The Romanian music holds a unique profile due to the country geographical layout and distinct historical evolution. The identity of the Romanian music was born through the cross of musical styles belonging both to the western, eastern and south-eastern European countries, by taking over particular elements of the Byzantine, Slavic, Turkish, Jewish, Greek, Armenian etc. music. The Romanian culture is fundamentally defined as a crossroad of Central, Eastern and South-Eastern Europe, three areas of confluence, though it should not be really included in any of them.

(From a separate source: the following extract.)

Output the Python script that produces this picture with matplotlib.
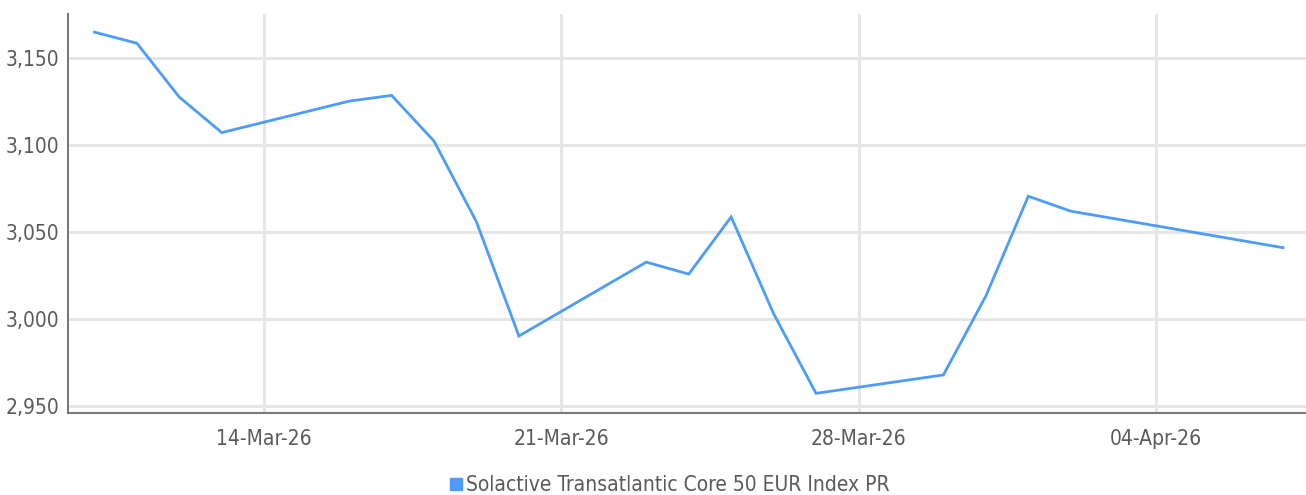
import pandas as pd
import matplotlib.pyplot as plt
import matplotlib.dates as mdates
from matplotlib.ticker import FuncFormatter
from matplotlib.lines import Line2D

plt.rcParams['font.family'] = ['DejaVu Sans']
plt.rcParams['font.stretch'] = 'condensed'

# Index levels (weekends / holidays skipped)
dates = ['2026-03-10', '2026-03-11', '2026-03-12', '2026-03-13',
         '2026-03-16', '2026-03-17', '2026-03-18', '2026-03-19', '2026-03-20',
         '2026-03-23', '2026-03-24', '2026-03-25', '2026-03-26', '2026-03-27',
         '2026-03-30', '2026-03-31', '2026-04-01', '2026-04-02', '2026-04-07']
values = [3165.0, 3158.6, 3127.6, 3107.2,
          3125.3, 3128.6, 3102.3, 3055.8, 2990.2,
          3032.7, 3025.8, 3058.7, 3003.0, 2957.2,
          2967.8, 3013.2, 3070.6, 3062.0, 3041.0]
series_name = 'Solactive Transatlantic Core 50 EUR Index PR'
tick_dates = ['2026-03-14', '2026-03-21', '2026-03-28', '2026-04-04']
y_ticks = [2950, 3000, 3050, 3100, 3150]

line_color = '#4d9cf8'
grid_color = '#e6e6e6'
text_color = '#5a5a5a'

x = pd.to_datetime(dates)

fig = plt.figure(figsize=(13.06, 4.95), dpi=100)
ax = fig.add_axes([0.052, 0.166, 0.948, 0.806])

ax.plot(x, values, color=line_color, linewidth=2.0, solid_joinstyle='miter')

ax.set_xlim(pd.Timestamp('2026-03-10') - pd.Timedelta(hours=15),
            pd.Timestamp('2026-04-07') + pd.Timedelta(hours=13))
ax.set_ylim(2946, 3175.5)

ax.set_xticks(pd.to_datetime(tick_dates))
ax.xaxis.set_major_formatter(mdates.DateFormatter('%d-%b-%y'))
ax.set_yticks(y_ticks)
ax.yaxis.set_major_formatter(FuncFormatter(lambda v, p: f'{v:,.0f}'))

ax.grid(True, color=grid_color, linewidth=2.2)
ax.set_axisbelow(True)
ax.tick_params(length=0, labelsize=15, colors=text_color, pad=6)
ax.tick_params(axis='x', pad=12)

for s in ['top', 'right']:
    ax.spines[s].set_visible(False)
for s in ['left', 'bottom']:
    ax.spines[s].set_color('#7a7a7a')
    ax.spines[s].set_linewidth(1.5)

handle = Line2D([], [], marker='s', linestyle='none', markersize=8,
                markerfacecolor=line_color, markeredgecolor=line_color)
fig.legend([handle], [series_name], loc='lower center', bbox_to_anchor=(0.512, -0.038),
           frameon=False, fontsize=15, labelcolor=text_color,
           handletextpad=0.1, handlelength=0.8)

fig.savefig('out.png', dpi=100)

On the Romanian territory, one may find both western religious Gregorian music, as well as eastern Byzantine and western secular cult music. Each of them left marks on our both folk and cult music. The end of the 19th as well as the first half of the 20th century represent important moments to the Romanian culture which reached a remarkable level of international affirmation, in full harmony with the European cultural trends. It was in that moment when Ciprian Porumbescu, George Enescu, Constantin Silvestri, Paul Constantinescu came up, great composers and music reference makers for the subsequent development of the Romanian musical culture. Last but not least, the Romanian music vein inspired also foreign composers, one of them being Bela Bartok.
Intemporel Romania is an amount of pieces, a sample which we hope to open the auditor’s appetite towards the originality of the sound universe inside the geographical and cultural Romanian area.